You can build a diverse team of developers with different knowledge, and avoid major challenges. The remote work approach opens up the possibilities of creating great teams while taking advantage of the many benefits of teleworking.
Of course, you should first determine if the project you are going to work on allows you to hire dedicated developers from an IT staff augmentation company or if you rather hire developers independently.
In this article, we will discuss how remote workers can help you build strong, diverse, and productive teams.
Advantages of hiring remote developers
When talent comes from different places, you’ll get a variety of skills and specialized knowledge that will contribute to having a new perspective on your objectives.
Remote recruitment is ideal if you are seeking to increase the number of developers working in your company and looking for the opportunity of finding the best talent. Plus, you’ll avoid the long and tiresome hiring process and save time and money.
Recruiting team members as remote developers through IT staff augmentation partners offers several advantages. Staff augmentation is ideal to get the right talent that meets all your requirements.
Increase in productivity
One of the main concerns of having a remote team is productivity, but when objectives are clearly defined and goals are constantly being measured, then productivity is no longer an issue.
Trust is important. When developers feel trusted and have a healthy work-life balance and a secure work environment, there’s no need to constantly monitor their productivity.
Results are often better when people are allowed to set their own pace, working in the place that suits them best and feels more comfortable.
In 2019 Airtasker carried a survey, and they found that working from home not only benefits employees by eliminating their daily commutes, it also increases productivity and leads to healthier lifestyles.
They found that remote employees were healthier, the benefits of having a healthy workforce are obvious, from taking fewer sick days to maintaining concentration. But the key difference between working from home and working full time at the office is that remote employees work more.
On average, remote employees worked 1.4 more days every month, and while remote workers did take more time for breaks than office employees, evidence shows that taking breaks actually leads to higher rates of productivity.
Differences in the ability to concentrate or finding focus in and out of the office were minimal, the real impact, however, occurred with micromanagement.
So, trusting your employees is critical. For some people working in the same location every day is the best way to stay productive, for others, regular breaks are necessary, so you need to trust that your employees will set their own conditions to stay productive.
When your company has a wide variety of outlooks, team members can offer you many ways of solving problems.
This is especially true when you outsource to different countries that speak different languages. Likely, they’ll know how a product could be used in a specific part of the world, which can be a great asset when it comes to launching products in new markets.
That kind of knowledge that only comes from diverse developers teams, can help you avoid blind spots when building your projects.
If you manage to have a diverse group of people, you can also build up a much better service offer. A good example of this is when your developers speak a second language.

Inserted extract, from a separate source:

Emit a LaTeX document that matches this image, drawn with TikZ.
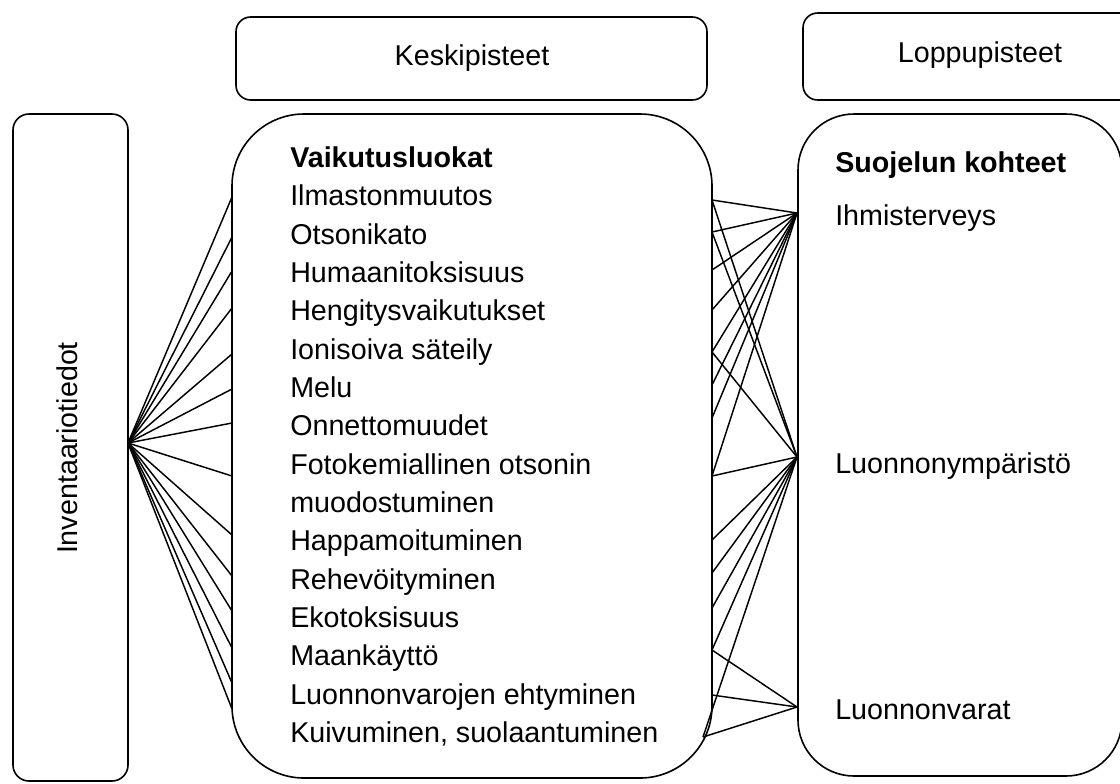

According to physiological studies, the cognitive process of people that speak two or more languages is better. From improving decision-making and communication skills to creativity, the benefits of bilingual employees are countless.
In “The relation of bilingualism to intelligence”, authors Peal and Lambert found that people who are at least conversationally fluent in more than one language consistently beat monolinguals on tests of verbal and nonverbal intelligence.
So remote is not a magic wand, but as more organizations embrace the potential of transitioning to an office-optional setup, new opportunities arise.
Remote working enables diversity, but as with other aspects of managing the transition, a change in perspective is valuable as a team becomes less homogeneous. Continual learning and openness to new ideas are essential for growth.
Team leaders will have to get on board with, in order to truly embrace all that a distributed and flexible workforce has to offer.